_What this task involves_
Transcribe all of the records word for word, but omit the pictures.

━━━━━━━━━━━━━━━━━━━━

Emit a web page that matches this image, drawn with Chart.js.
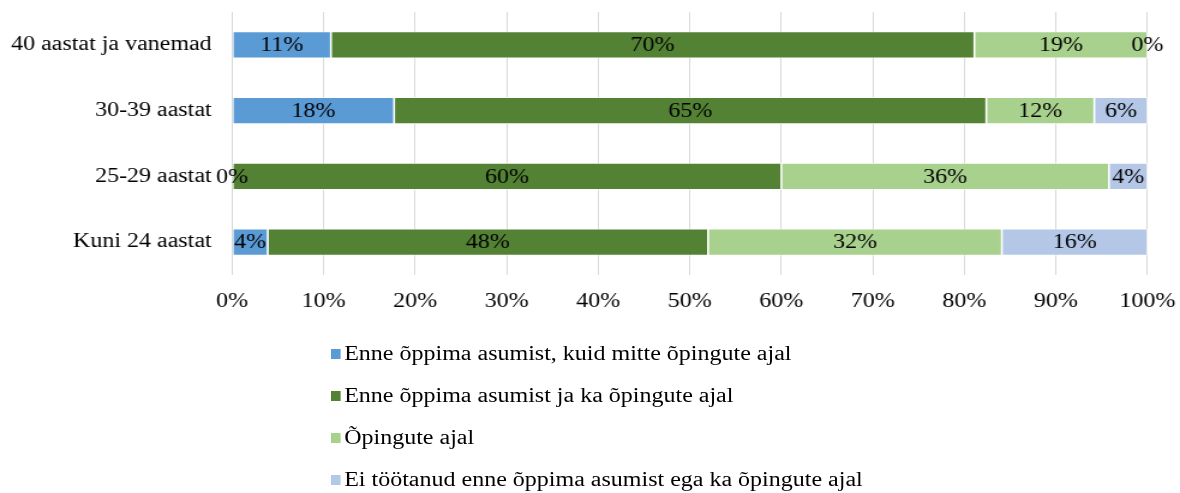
<!DOCTYPE html>
<html>
<head>
<meta charset="utf-8">
<script src="https://cdn.jsdelivr.net/npm/chart.js@4"></script>
<style>
  html, body { margin: 0; padding: 0; background: #fff; overflow: hidden; }
  #wrap { position: relative; width: 1180px; height: 493px; }
  #stretch { position: absolute; left: 0; top: 0; transform-origin: 0 0; }
  #legend { position: absolute; left: 331px; top: 338px; transform-origin: 0 0; font-family: "Liberation Serif", "Times New Roman", serif; font-size: 20px; color: #000; }
  #legend div { height: 42px; line-height: 30px; white-space: nowrap; }
  #legend span { display: inline-block; width: 8px; height: 10px; margin-right: 3px; vertical-align: 1px; }
</style>
</head>
<body>
<div id="wrap">
  <div id="stretch"><canvas id="myChart"></canvas></div>
  <div id="legend"></div>
</div>
<script>
// vanuserühmad ülevalt alla
const categories = ["40 aastat ja vanemad", "30-39 aastat", "25-29 aastat", "Kuni 24 aastat"];
// seeriate nimed
const seriesNames = [
  "Enne õppima asumist, kuid mitte õpingute ajal",
  "Enne õppima asumist ja ka õpingute ajal",
  "Õpingute ajal",
  "Ei töötanud enne õppima asumist ega ka õpingute ajal"
];
const seriesColors = ["#5B9BD5", "#548235", "#A9D18E", "#B4C7E7"];
// väärtused protsentides (loetud pildilt)
const enneKuidMitte = [10.8, 17.7, 0, 3.9];
const enneJaKa = [70.3, 64.7, 60.0, 48.1];
const opinguteAjal = [18.9, 11.8, 35.8, 32.1];
const eiTootanud = [0, 5.8, 4.2, 15.9];
const xTicks = [0, 10, 20, 30, 40, 50, 60, 70, 80, 90, 100];

const seriesValues = [enneKuidMitte, enneJaKa, opinguteAjal, eiTootanud];
const FONT = "'Liberation Serif', 'Times New Roman', serif";

// originaalis on tekst laiemaks venitatud, seega joonistame kitsamalt ja venitame
const SX = 1.2;
const W = 1180 / SX;
const H = 493;

let canvas = document.getElementById("myChart");
canvas.width = Math.round(W);
canvas.height = H;
document.getElementById("stretch").style.transform = "scaleX(" + (1180 / canvas.width) + ")";
document.getElementById("legend").style.transform = "scaleX(" + SX + ")";

const data = {
  labels: categories,
  datasets: seriesNames.map(function (name, i) {
    return {
      label: name,
      data: seriesValues[i],
      backgroundColor: seriesColors[i],
      borderColor: "#ffffff",
      borderWidth: 0.8,
      borderSkipped: false,
      barPercentage: 0.41,
      categoryPercentage: 1.0
    };
  })
};

// protsendid lõikude keskele
const segmentLabels = {
  id: "segmentLabels",
  afterDatasetsDraw(chart) {
    const ctx = chart.ctx;
    ctx.save();
    ctx.font = "20px " + FONT;
    ctx.fillStyle = "#000";
    ctx.textAlign = "center";
    ctx.textBaseline = "middle";
    chart.data.datasets.forEach(function (ds, di) {
      chart.getDatasetMeta(di).data.forEach(function (bar, i) {
        const mid = (bar.x + bar.base) / 2;
        ctx.fillText(Math.round(ds.data[i]) + "%", mid, bar.y + 1);
      });
    });
    ctx.restore();
  }
};

const config = {
  type: "bar",
  data: data,
  options: {
    indexAxis: "y",
    responsive: false,
    animation: false,
    layout: { padding: { top: 12, right: canvas.width - 1147 / SX, left: 0, bottom: 0 } },
    plugins: {
      legend: { display: false },
      tooltip: { enabled: false }
    },
    scales: {
      x: {
        stacked: true,
        min: 0,
        max: 100,
        afterFit: function (scale) {
          scale.height = 218;
          scale.paddingLeft = 0;
          scale.paddingRight = 0;
        },
        afterBuildTicks: function (scale) {
          scale.ticks = xTicks.map(function (v) { return { value: v }; });
        },
        grid: { color: "#D9D9D9", drawTicks: false },
        border: { display: false },
        ticks: {
          padding: 15,
          color: "#000",
          maxRotation: 0,
          font: { family: FONT, size: 20 },
          callback: function (v) { return v + "%"; }
        }
      },
      y: {
        stacked: true,
        afterFit: function (scale) {
          scale.width = 232 / SX;
          scale.paddingTop = 0;
          scale.paddingBottom = 0;
        },
        grid: { display: false, drawTicks: false },
        border: { display: false },
        ticks: {
          padding: 17,
          color: "#000",
          font: { family: FONT, size: 20 }
        }
      }
    }
  },
  plugins: [segmentLabels]
};

let context = canvas.getContext("2d");
let chart = new Chart(context, config);

// legend tulpadena alla
let legendBox = document.getElementById("legend");
seriesNames.forEach(function (name, i) {
  let row = document.createElement("div");
  let sw = document.createElement("span");
  sw.style.background = seriesColors[i];
  row.appendChild(sw);
  row.appendChild(document.createTextNode(name));
  legendBox.appendChild(row);
});
</script>
</body>
</html>
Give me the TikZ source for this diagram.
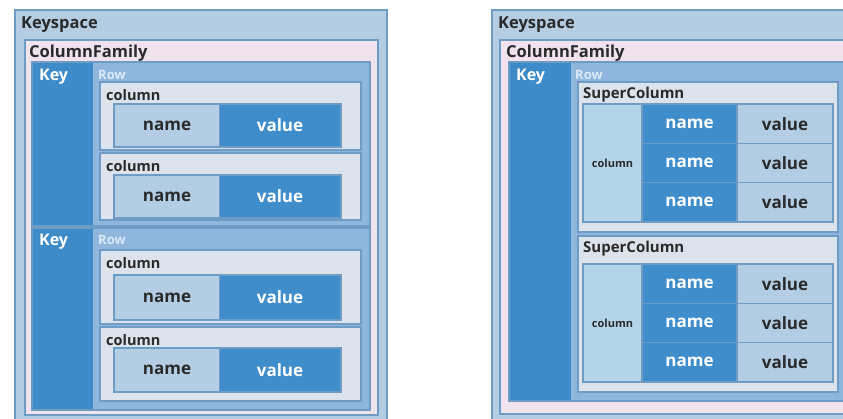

━━━━━━━━━━━━━━━━━━━━

_Result of this exercise_
Emit a web page that matches this image, drawn with Chart.js.
<!DOCTYPE html>
<html>
<head>
<meta charset="utf-8">
<script src="https://cdn.jsdelivr.net/npm/chart.js@4"></script>
<style>
  html, body { margin: 0; padding: 0; background: #fff; overflow: hidden; }
  #wrap { position: relative; width: 1180px; height: 493px; }
  #stretch { position: absolute; left: 0; top: 0; transform-origin: 0 0; }
  #legend { position: absolute; left: 331px; top: 338px; transform-origin: 0 0; font-family: "Liberation Serif", "Times New Roman", serif; font-size: 20px; color: #000; }
  #legend div { height: 42px; line-height: 30px; white-space: nowrap; }
  #legend span { display: inline-block; width: 8px; height: 10px; margin-right: 3px; vertical-align: 1px; }
</style>
</head>
<body>
<div id="wrap">
  <div id="stretch"><canvas id="myChart"></canvas></div>
  <div id="legend"></div>
</div>
<script>
// vanuserühmad ülevalt alla
const categories = ["40 aastat ja vanemad", "30-39 aastat", "25-29 aastat", "Kuni 24 aastat"];
// seeriate nimed
const seriesNames = [
  "Enne õppima asumist, kuid mitte õpingute ajal",
  "Enne õppima asumist ja ka õpingute ajal",
  "Õpingute ajal",
  "Ei töötanud enne õppima asumist ega ka õpingute ajal"
];
const seriesColors = ["#5B9BD5", "#548235", "#A9D18E", "#B4C7E7"];
// väärtused protsentides (loetud pildilt)
const enneKuidMitte = [10.8, 17.7, 0, 3.9];
const enneJaKa = [70.3, 64.7, 60.0, 48.1];
const opinguteAjal = [18.9, 11.8, 35.8, 32.1];
const eiTootanud = [0, 5.8, 4.2, 15.9];
const xTicks = [0, 10, 20, 30, 40, 50, 60, 70, 80, 90, 100];

const seriesValues = [enneKuidMitte, enneJaKa, opinguteAjal, eiTootanud];
const FONT = "'Liberation Serif', 'Times New Roman', serif";

// originaalis on tekst laiemaks venitatud, seega joonistame kitsamalt ja venitame
const SX = 1.2;
const W = 1180 / SX;
const H = 493;

let canvas = document.getElementById("myChart");
canvas.width = Math.round(W);
canvas.height = H;
document.getElementById("stretch").style.transform = "scaleX(" + (1180 / canvas.width) + ")";
document.getElementById("legend").style.transform = "scaleX(" + SX + ")";

const data = {
  labels: categories,
  datasets: seriesNames.map(function (name, i) {
    return {
      label: name,
      data: seriesValues[i],
      backgroundColor: seriesColors[i],
      borderColor: "#ffffff",
      borderWidth: 0.8,
      borderSkipped: false,
      barPercentage: 0.41,
      categoryPercentage: 1.0
    };
  })
};

// protsendid lõikude keskele
const segmentLabels = {
  id: "segmentLabels",
  afterDatasetsDraw(chart) {
    const ctx = chart.ctx;
    ctx.save();
    ctx.font = "20px " + FONT;
    ctx.fillStyle = "#000";
    ctx.textAlign = "center";
    ctx.textBaseline = "middle";
    chart.data.datasets.forEach(function (ds, di) {
      chart.getDatasetMeta(di).data.forEach(function (bar, i) {
        const mid = (bar.x + bar.base) / 2;
        ctx.fillText(Math.round(ds.data[i]) + "%", mid, bar.y + 1);
      });
    });
    ctx.restore();
  }
};

const config = {
  type: "bar",
  data: data,
  options: {
    indexAxis: "y",
    responsive: false,
    animation: false,
    layout: { padding: { top: 12, right: canvas.width - 1147 / SX, left: 0, bottom: 0 } },
    plugins: {
      legend: { display: false },
      tooltip: { enabled: false }
    },
    scales: {
      x: {
        stacked: true,
        min: 0,
        max: 100,
        afterFit: function (scale) {
          scale.height = 218;
          scale.paddingLeft = 0;
          scale.paddingRight = 0;
        },
        afterBuildTicks: function (scale) {
          scale.ticks = xTicks.map(function (v) { return { value: v }; });
        },
        grid: { color: "#D9D9D9", drawTicks: false },
        border: { display: false },
        ticks: {
          padding: 15,
          color: "#000",
          maxRotation: 0,
          font: { family: FONT, size: 20 },
          callback: function (v) { return v + "%"; }
        }
      },
      y: {
        stacked: true,
        afterFit: function (scale) {
          scale.width = 232 / SX;
          scale.paddingTop = 0;
          scale.paddingBottom = 0;
        },
        grid: { display: false, drawTicks: false },
        border: { display: false },
        ticks: {
          padding: 17,
          color: "#000",
          font: { family: FONT, size: 20 }
        }
      }
    }
  },
  plugins: [segmentLabels]
};

let context = canvas.getContext("2d");
let chart = new Chart(context, config);

// legend tulpadena alla
let legendBox = document.getElementById("legend");
seriesNames.forEach(function (name, i) {
  let row = document.createElement("div");
  let sw = document.createElement("span");
  sw.style.background = seriesColors[i];
  row.appendChild(sw);
  row.appendChild(document.createTextNode(name));
  legendBox.appendChild(row);
});
</script>
</body>
</html>
Give me the TikZ source for this diagram.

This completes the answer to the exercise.